A high CVSS score does not always mean highest operational risk. Severity-only queues often delay vulnerabilities that are actively exploited.

Better approach: combine severity with exploitability signals such as KEV, EPSS, exploit maturity, and attack vector relevance.

2. Ignoring hardware context in triage decisions

In connected devices, exploitability depends on where software runs. Without hardware context, teams can misclassify vulnerabilities and choose ineffective remediation paths.

Better approach: triage against a full Device Model that includes both HBOM and SBOM.

3. Treating unversioned components as harmless noise

Missing version data can inflate false positives, but ignoring those components creates blind spots that can hide real risk.

Better approach: treat unversioned components as a data-quality issue and recover version metadata early.

4. Closing vulnerabilities without clear justification

Status changes without documented reasoning undermine traceability and increase audit friction.

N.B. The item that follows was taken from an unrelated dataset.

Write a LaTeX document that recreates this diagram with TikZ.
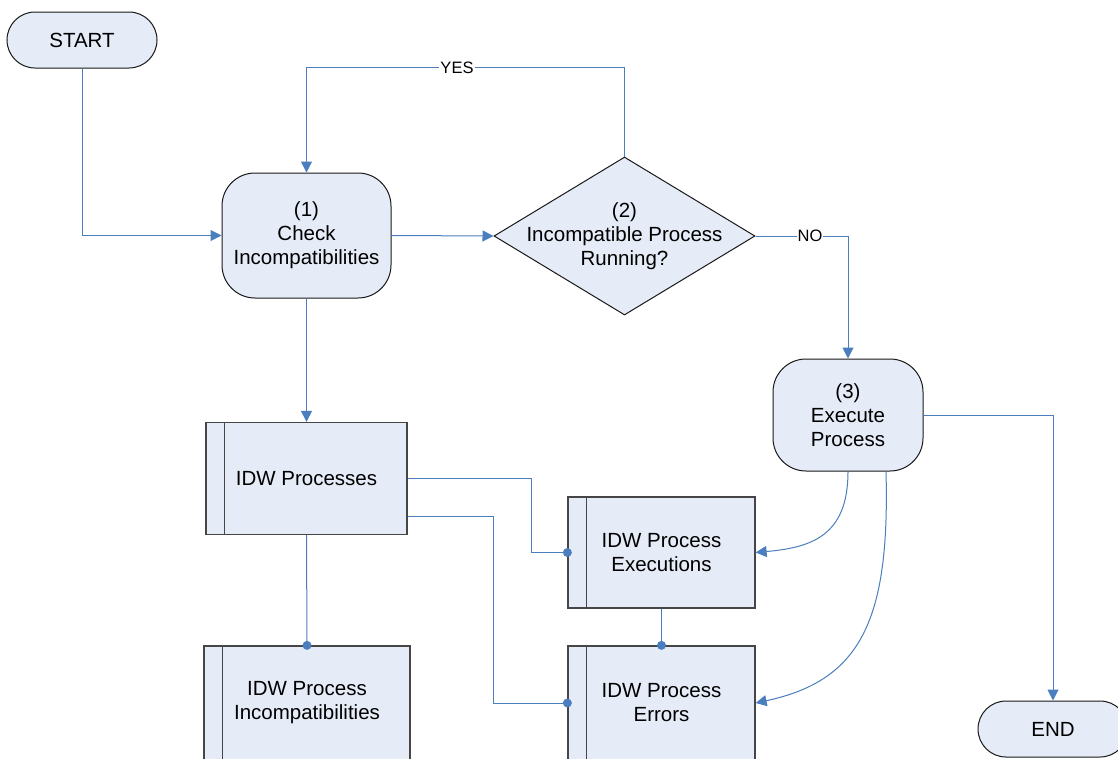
\documentclass[tikz,border=0pt]{standalone}
\usepackage{fontspec}
\setmainfont{Liberation Sans}
\usetikzlibrary{arrows.meta,shapes.geometric,calc}
\definecolor{boxfill}{RGB}{230,236,247}
\definecolor{linec}{RGB}{74,126,190}
\definecolor{bdark}{RGB}{25,25,25}
\definecolor{bgray}{RGB}{70,70,70}
\tikzset{
  txt/.style={font=\fontsize{20.5}{24}\selectfont, align=center, text=black},
  term/.style={txt, draw=bdark, fill=boxfill, line width=1pt, rounded corners=28pt, minimum width=150pt, minimum height=56pt, inner sep=0pt},
  proc/.style={txt, draw=bdark, fill=boxfill, line width=1pt, rounded corners=33pt, inner sep=0pt},
  decis/.style={diamond, draw=bdark, fill=boxfill, line width=1pt, inner sep=0pt, minimum width=261pt, minimum height=158pt},
  dbox/.style={txt, draw=bgray, fill=boxfill, line width=1.3pt, inner sep=0pt},
  conn/.style={draw=linec, line width=1pt},
  arr/.style={-{Triangle[length=11pt,width=11pt]}},
  lbl/.style={font=\fontsize{16.5}{19}\selectfont, fill=white, inner sep=1pt, text=black},
  dotc/.style={fill=linec}
}
\begin{document}
\begin{tikzpicture}[x=1pt,y=-1pt]
\useasboundingbox[fill=white] (0,0) rectangle (1118,758);
% nodes
\node[term] (start) at (82,40) {START};
\node[proc, minimum width=169pt, minimum height=125pt] (p1) at (306.5,235.5) {(1)\\Check\\Incompatibilities};
\node[decis] (d2) at (624.5,236) {};
\node[txt] (d2t) at (624.5,236) {(2)\\Incompatible Process\\Running?};
\node[proc, minimum width=150pt, minimum height=112pt] (p3) at (848,415) {(3)\\Execute\\Process};
\node[term] (end) at (1053,729) {END};
\node[dbox, minimum width=201pt, minimum height=112pt] (idwp) at (306.5,478.5) {IDW Processes};
\node[dbox, minimum width=206pt, minimum height=114pt] (inc) at (307,703) {IDW Process\\Incompatibilities};
\node[dbox, minimum width=187pt, minimum height=111pt] (exe) at (661.5,552.5) {IDW Process\\Executions};
\node[dbox, minimum width=187pt, minimum height=114pt] (err) at (661.5,703) {IDW Process\\Errors};
% bars
\foreach \n in {idwp,inc,exe,err}{
  \draw[bgray, line width=1.3pt] ($(\n.north west)+(19,0)$) -- ($(\n.south west)+(19,0)$);
}
% connectors
\draw[conn,arr] (start.south) |- (p1.west);
\draw[conn,arr] (p1.east) -- (d2.west);
\draw[conn,arr] (d2.north) -- ++(0,-89) -| (p1.north);
\node[lbl] (yes) at (457,68) {YES};
\draw[conn,arr] (d2.east) -| (p3.north);
\node[lbl] (no) at (810,236) {NO};
\draw[conn,arr] (p3.east) -| (end.north);
\draw[conn,arr] (p1.south) -- (idwp.north);
\draw[conn] (idwp.south) -- (inc.north);
\fill[dotc] (inc.north) circle (4.5pt);
\draw[conn] (idwp.east) -- ++(124,0) |- (exe.west);
\fill[dotc] (exe.west) circle (4.5pt);
\draw[conn] ($(idwp.east)+(0,37.5)$) -- ++(86,0) |- (err.west);
\fill[dotc] (err.west) circle (4.5pt);
\draw[conn] (exe.south) -- (err.north);
\fill[dotc] (err.north) circle (4.5pt);
\draw[conn,arr] (p3.south) .. controls +(0,65) and +(55,-5) .. (exe.east);
\draw[conn,arr] ($(p3.south)+(38,0)$) .. controls +(4,149) and +(105,-22.5) .. (err.east);
\end{tikzpicture}
\end{document}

Better approach: require structured closure rationale (patched, updated, removed, accepted, not applicable) and maintain action history.

5. Running triage in batches instead of continuously

Periodic triage creates backlog spikes, stale decisions, and missed deadlines for high-risk findings.

Better approach: use continuous monitoring with daily intake and SLA-driven prioritization.

Final takeaway

Strong triage is an operating discipline, not a one-time review task. Teams that standardize triage criteria and context improve remediation speed, audit readiness, and overall risk reduction.